Ieri, mentre scendevo dalle vallate per raggiungere Genova, nel cielo è comparso un gigantesco viso in cielo, una faccia immensa, che si è tuffata attraverso le nubi, a osservare cosa fanno gli uomini.
Era lì, fermo eppure in movimento, e trasmetteva orrore, nel senso originale della parola.
Uno stupore sacro e infinito.
Mi son chiesto perché attribuiamo alla definizione di Dio questo tipo di immagini, eppure dovremmo vederlo in tutte le cose. Da Mitra in poi, ogni divinità monoteistica è stata considerata secondo dimostrazioni di potenza unica e assoluta. Eppure l’armonia è ovunque… Perché sentirsi schiacciare dalla colpa, dal peccato…
Perché?
Il peccato non esiste. Non esistono le persone cattive e non deve assolutamente esistere il concetto di colpa. Ci sono cause ed effetti. Se privo dell’amore un bambino, il suo temperamento energico magari si trasformerà da entusiasta in crudele, o ciò che la morale comune ritiene tale. Se non spiego a un ragazzo, dando risposte alle sue domende e attenzione ai suoi legittimi bisogni, il suo modus operandi magari comprenderà atteggiamenti che la società ufficiale relega a egoismi.
Armonia… cause e non colpe, dolcezza e non tolleranza.
Comprensione, sempre e comunque, e commisurazione certa delle reazioni proporzionale alle azioni. Certa.
Dio, o il suo concetto, perché dev’essere un super volto che sconvolge le nuvole tra piaghe e diluvi universali?
Preferisco la canzone che si rivela nelle pecore che si muovono a schermaglia.
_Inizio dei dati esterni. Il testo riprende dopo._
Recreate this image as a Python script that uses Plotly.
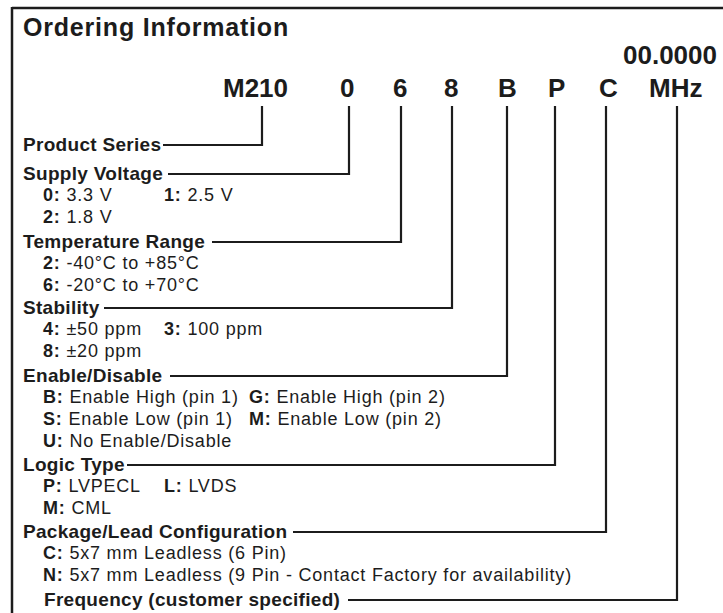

E’ possibile racchiudere in un enorme complesso algoritmo quel turbinio e da esso trarre un’aria che può diventare opera teatrale o alfabeto o scultura o esempio.
Una fotografia può evocare ricordi lontani di terre irlandesi e da questi frammenti ecco favole di folletti e nubi in corsa sotto cieli stellati invisibili al chiarore della luce, sia quella del sole, sia la poesia interna che niente può spegnere.
Penso al compositore Jerbas Agnelli che vide una fotografia di Paulo Pinto che ritraeva una serie di passeri appoggiati su cavi elettrici e l’interpretò come una canzone, come se stesse osservando un pentagramma e realmente suonò quella melodia.
La “grande bellezza” è lì davanti e noi a immaginare chissà cosa… a lottare per aver la supremazia sul niente.
Chi tradisce, colpevolizza, ordina, piega le regole al proprio dolore… Basterebbe molto meno, sarebbe sufficiente giudicare tutto con trasparenza e condannare niente, perché tutto è giudicabile e niente condannabile.
Dio o il suo concetto può essere in ogni cosa, senza alcun peccato e con una voglia immensa di vivere e magari di far l’amore, con una splendida fanciulla o con l’esistenza stessa.
La vità è gioia e dolore, quanto può essere meravigliosa, di aria, fango e sangue.